Andrew Sum, an economist at Northeastern University, concedes that while “it’s better to be plus than minus, we’ve still got a really long way to go until we restore things back to the way they used to be.”

Sum calls it the war against the young. Specifically, he's seen a record number of college graduates forced to move home.

Using data from the U.S. Bureau of Labor Statistics, Sum reports that 12.8 million young people under the age of 30 are either unemployed, working part-time or working at a job that doesn’t require a college degree.

Such jobs can make it difficult for young people to establish a steady stream of income -- to get the money required to not only move out of their parents' house, but stay out.

Further, Sum finds that young adults without a college degree have been pushed out of the labor market entirely and are finding work at a lower rate than anytime since the end of World War II.

“The kids not working today will have a difficult time working tomorrow,” concludes Sum. “The evidence is overwhelming.”

Since moving back home last June, Moore has been unsuccessful in securing a full-time job. She works part-time as a teaching assistant at a nearby pre-school. Her mother is an in vitro technician; her father owns a small carpentry business.

For others forced into a similar situation, Moore stresses that communication is key to making the living arrangement work as best it can.

“Your parents might regress and start treating you like you’re back in high school because, well, you’re back in their house.” Moore also advises to save, not spend. “Just because you’re not paying rent, doesn’t mean it’s a good time to go shopping.”

The financial burden of going to college has always been her own. Moore is carrying $45,000 in undergraduate student loans and another $5,000 of debt split between two credit cards.

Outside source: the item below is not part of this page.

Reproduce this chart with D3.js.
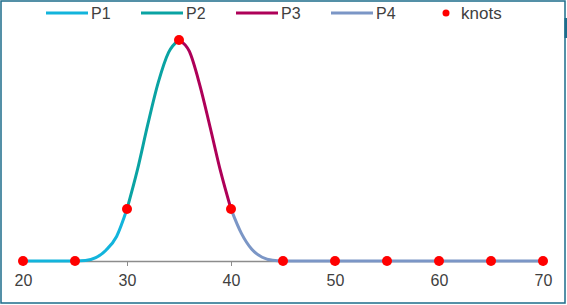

Each month, she puts $250 of her part-time paycheck toward paying each of them down.

As an undergraduate, Moore majored in political science and minored in communications. She plans to attend law school and someday run for political office. In the meantime, she is keen on first getting her own apartment.

Recently, Moore set a new deadline for herself: Come August, her goal is to finally be out from under her parents’ roof.

“I know they love me, but it’s time for me to go,” says Moore, who despite all of the challenges associated with moving back home has appreciated the extra time it's given her to be with her family. “I just hope that I can.”